|
I bought a serger a bit ago thinking I'd use it when making clothing only to discover that it only does a 2-needle/4-thread 'mock-safety stitch'. It was nice for finishing the edges on a silk liner I made to keep the edges from fraying (instead of using binding tape or folding the fabric in on itself and topstitching, say) but sadly its one seam really hasn't been much use to me.
As I've paid more attention to seams on clothing, I learned that the seam types I really want in a serger are the rolled hem and a flatlock stitch. The rolled hem can be found on t-shirt bottoms. The fabric is rolled under and two needles on the right side are matched with a 'looper' thread or two on the other. Flatlocking is where two fabric edges overlap each other, right side against wrong side (rather than right sides together as usual), and 2-4 needles work with top and bottom looper threads to make a nice flat seam with threads wrapping around the raw edges of fabric to keep it from fraying (something like that anyway, I've only read about it thus far).
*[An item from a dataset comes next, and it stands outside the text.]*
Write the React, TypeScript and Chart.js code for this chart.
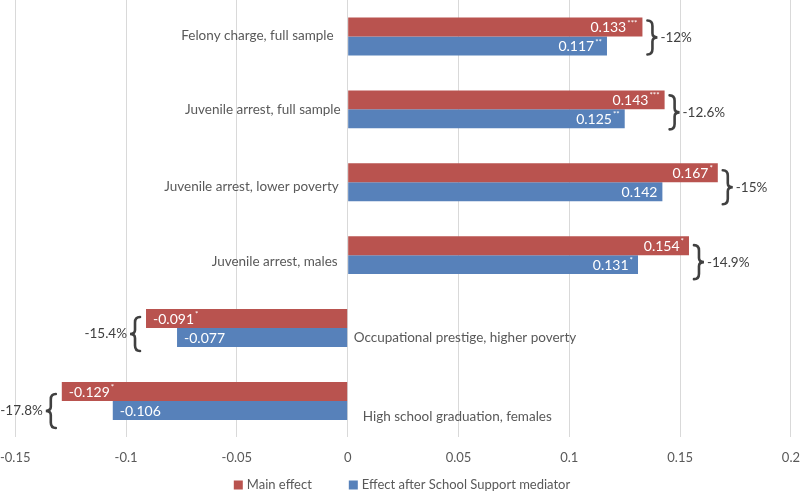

These are great seams, but my machine is older and simpler and can't do them. Machines that can seem to be awfully expensive, so it'll be a while before I upgrade to one that can.
In my opinion, sergers are specialized machines and unless you mostly make clothing they may not be worth it. But for $100? Not a bad price for making seams go faster, and as mechanical devices they're intricate and fascinating.